=== Data segment ===
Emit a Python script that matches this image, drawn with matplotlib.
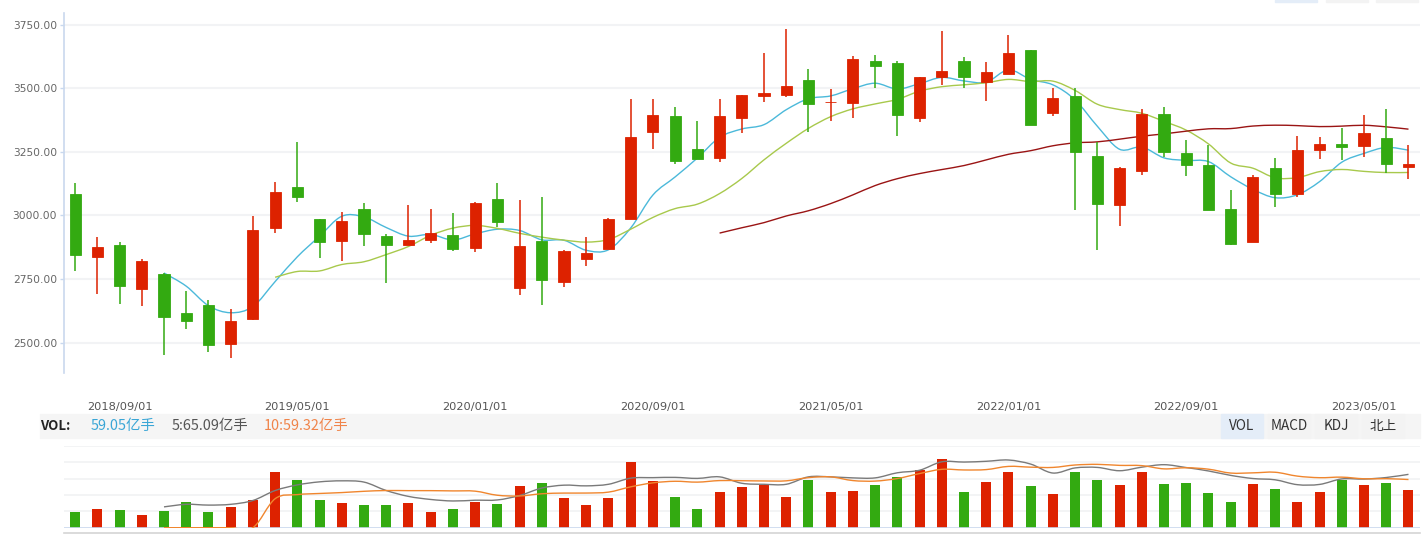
import numpy as np
import pandas as pd
import matplotlib
matplotlib.use("Agg")
from matplotlib import pyplot as plt
from matplotlib.path import Path
from matplotlib.patches import PathPatch, Rectangle

plt.rcParams['font.family'] = ['Noto Sans CJK SC', 'DejaVu Sans']

# monthly candles 2018/07 .. 2023/07
opens = [3085, 2838, 2884, 2712, 2770, 2616, 2648, 2495, 2594, 2952,
         3112, 2986, 2901, 3026, 2919, 2885, 2905, 2923, 2873, 3065,
         2716, 2900, 2740, 2830, 2869, 2986, 3330, 3392, 3262, 3228,
         3385, 3472, 3476, 3534, 3445, 3444, 3608, 3600, 3385, 3544,
         3608, 3527, 3558, 3652, 3405, 3471, 3234, 3043, 3177, 3400,
         3246, 3199, 3026, 2897, 3187, 3086, 3259, 3282, 3275, 3305, 3192]
closes = [2846, 2876, 2724, 2821, 2602, 2586, 2492, 2585, 2943, 3093,
          3074, 2897, 2978, 2929, 2885, 2904, 2931, 2869, 3049, 2976,
          2880, 2747, 2860, 2852, 2986, 3309, 3396, 3216, 3224, 3392,
          3474, 3482, 3510, 3440, 3447, 3616, 3590, 3397, 3545, 3569,
          3547, 3565, 3640, 3356, 3463, 3250, 3047, 3187, 3400, 3250,
          3200, 3023, 2889, 3152, 3086, 3258, 3282, 3271, 3325, 3204, 3203]
highs = [3128, 2915, 2896, 2829, 2775, 2703, 2667, 2632, 2998, 3132,
         3289, 2986, 3014, 3049, 2926, 3041, 3026, 3010, 3055, 3128,
         3061, 3073, 2864, 2915, 2990, 3459, 3459, 3427, 3372, 3459,
         3474, 3640, 3734, 3577, 3498, 3628, 3632, 3608, 3545, 3726,
         3624, 3604, 3711, 3652, 3500, 3500, 3291, 3190, 3419, 3427,
         3297, 3278, 3100, 3160, 3226, 3313, 3309, 3345, 3396, 3419, 3278]
lows = [2783, 2691, 2653, 2645, 2452, 2555, 2464, 2440, 2590, 2932,
        3052, 2834, 2822, 2881, 2736, 2885, 2893, 2862, 2858, 2953,
        2688, 2649, 2720, 2803, 2869, 2986, 3263, 3204, 3224, 3211,
        3326, 3448, 3468, 3330, 3373, 3385, 3503, 3314, 3369, 3515,
        3503, 3452, 3558, 3356, 3393, 3023, 2866, 2960, 3161, 3230,
        3157, 3023, 2884, 2897, 3035, 3074, 3224, 3219, 3232, 3169, 3144]
# volume, 亿手
volumes = [24.4, 29.1, 27.5, 19.7, 26.0, 39.9, 24.4, 32.2, 43.0, 86.6,
           74.1, 43.0, 38.4, 35.3, 35.3, 38.4, 24.4, 29.1, 39.9, 37.0,
           65.3, 69.9, 46.6, 35.7, 46.6, 102.6, 73.0, 48.2, 29.5, 55.9,
           63.7, 66.8, 48.2, 74.6, 55.9, 57.5, 66.8, 79.3, 90.1, 107.2,
           55.9, 71.5, 87.0, 65.3, 52.8, 87.0, 74.6, 66.8, 87.0, 67.9,
           69.5, 53.9, 39.9, 67.9, 60.1, 39.9, 55.5, 73.4, 67.0, 69.5, 59.05]
dates = pd.date_range('2018-07-01', periods=len(opens), freq='MS')
tick_idx = list(range(2, len(dates), 8))
tick_labels = [dates[i].strftime('%Y/%m/%d') for i in tick_idx]
price_ticks = [2500, 2750, 3000, 3250, 3500, 3750]

vol_texts = ['59.05亿手', '5:65.09亿手', '10:59.32亿手']
buttons = ['VOL', 'MACD', 'KDJ', '北上']

RED = '#dd2200'
GREEN = '#33aa11'
GRID = '#f2f3f5'
AXIS = '#c9d8ee'

W, H = 1424, 534


def fx(px):
    return px / W


def fy(py):
    return 1 - py / H


def smooth_path(xs, ys):
    pts = np.column_stack([xs, ys])
    verts = [pts[0]]
    codes = [Path.MOVETO]
    n = len(pts)
    for i in range(n - 1):
        p0 = pts[max(i - 1, 0)]
        p1 = pts[i]
        p2 = pts[i + 1]
        p3 = pts[min(i + 2, n - 1)]
        verts += [p1 + (p2 - p0) / 6, p2 - (p3 - p1) / 6, p2]
        codes += [Path.CURVE4] * 3
    return Path(verts, codes)


def draw_line(ax, xs, ys, color, lw=1.0):
    ax.add_patch(PathPatch(smooth_path(xs, ys), fill=False, edgecolor=color, lw=lw))


fig = plt.figure(figsize=(W / 100, H / 100), dpi=100)

x = np.arange(len(opens))
o = np.array(opens, float)
c = np.array(closes, float)
colors = [RED if cc >= oo else GREEN for oo, cc in zip(o, c)]

# ================ price panel ================
ax = fig.add_axes([fx(64), fy(373), fx(1419.6 - 64), (373 - 13) / H])
ax.set_xlim(-0.5, len(opens) - 0.5)
ax.set_ylim(2380, 3797)
for yv in price_ticks:
    ax.axhline(yv, color=GRID, lw=1.5, zorder=0)

ax.vlines(x, lows, highs, colors=colors, lw=1.1, zorder=2)
ax.bar(x, np.abs(c - o), bottom=np.minimum(o, c), width=0.5, color=colors,
       edgecolor=colors, linewidth=0.6, zorder=3)

close_s = pd.Series(closes, dtype=float)
for win, col in [(5, '#4bb9da'), (10, '#a8c94c'), (30, '#9a1414')]:
    ma = close_s.rolling(win).mean()
    ok = ma.notna().values
    draw_line(ax, x[ok], ma.values[ok], col)

ax.set_yticks(price_ticks)
ax.set_yticklabels(['%.2f' % v for v in price_ticks], family='DejaVu Sans')
ax.tick_params(axis='y', colors=AXIS, length=3, width=1, labelcolor='#666666',
               labelsize=7.7, pad=2)
ax.set_xticks(tick_idx)
ax.set_xticklabels(tick_labels, family='DejaVu Sans')
ax.tick_params(axis='x', length=0, labelcolor='#555555', labelsize=8.2, pad=21)
for s in ['top', 'right', 'bottom']:
    ax.spines[s].set_visible(False)
ax.spines['left'].set_color(AXIS)
ax.spines['left'].set_linewidth(1.2)

# ================ VOL strip ================
fig.patches.append(Rectangle((fx(40), fy(438)), fx(1420 - 40), 24 / H,
                             transform=fig.transFigure, color='#f5f5f5', zorder=0))
fig.text(fx(40), fy(426), 'VOL:', fontsize=9.5, fontweight='bold', color='#222222',
         va='center', ha='left')
for xp, txt, col in zip([91, 172, 264], vol_texts, ['#3aa6d6', '#555555', '#f0844a']):
    fig.text(fx(xp), fy(426), txt, fontsize=10.4, color=col, va='center', ha='left')

for i, b in enumerate(buttons):
    left = 1221 + 47 * i
    bg = '#e4edf8' if i == 0 else '#f3f3f3'
    fig.patches.append(Rectangle((fx(left), fy(438)), fx(42), 24 / H,
                                 transform=fig.transFigure, color=bg, zorder=0))
    fig.text(fx(left + 21), fy(426), b, fontsize=9.8, color='#333333',
             va='center', ha='center')
# slivers of the top-right buttons
for i, left in enumerate([1275, 1326, 1376]):
    bg = '#e4edf8' if i == 0 else '#f3f3f3'
    fig.patches.append(Rectangle((fx(left), fy(2)), fx(42), 2 / H,
                                 transform=fig.transFigure, color=bg, zorder=0))

# ================ volume panel ================
axv = fig.add_axes([fx(64), fy(527.7), fx(1419.6 - 64), 81.7 / H])
axv.set_xlim(-0.5, len(opens) - 0.5)
vtop = 81.7 / 0.6435
axv.set_ylim(0, vtop)
for yv in np.linspace(0, vtop, 6)[1:]:
    axv.axhline(yv, color=GRID, lw=1.3, zorder=0)
axv.bar(x, volumes, width=0.45, color=colors, zorder=2)
axv.axhline(0, color=AXIS, lw=1.2, zorder=3)
axv.axis('off')

axl = axv.twinx()
axl.set_xlim(-0.5, len(opens) - 0.5)
axl.set_ylim(0, 81.7 / 0.822)
vol_s = pd.Series(volumes, dtype=float)
ma5 = vol_s.rolling(5).mean()
ma10 = vol_s.rolling(10).mean()
ma10[4:9] = 0.0  # the chart draws MA10 at zero until it has 10 bars
ok5 = ma5.notna().values
ok10 = ma10.notna().values
draw_line(axl, x[ok5], ma5.values[ok5], '#7a7a7a')
draw_line(axl, x[ok10], ma10.values[ok10], '#f0862e')
axl.axis('off')

fig.lines.append(plt.Line2D([fx(64), fx(1420)], [fy(533), fy(533)],
                            transform=fig.transFigure, color='#d4d4d4', lw=1.2))

fig.savefig('out.png', dpi=100)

=== What is required ===
Leave out the pictures and restate, word for word, the lines from the top of the data through the line containing "plt.rcParams['font.family'] = ['Noto", both included.

=== Answer for the task ===
Emit a Python script that matches this image, drawn with matplotlib.
import numpy as np
import pandas as pd
import matplotlib
matplotlib.use("Agg")
from matplotlib import pyplot as plt
from matplotlib.path import Path
from matplotlib.patches import PathPatch, Rectangle

plt.rcParams['font.family'] = ['Noto Sans CJK SC', 'DejaVu Sans']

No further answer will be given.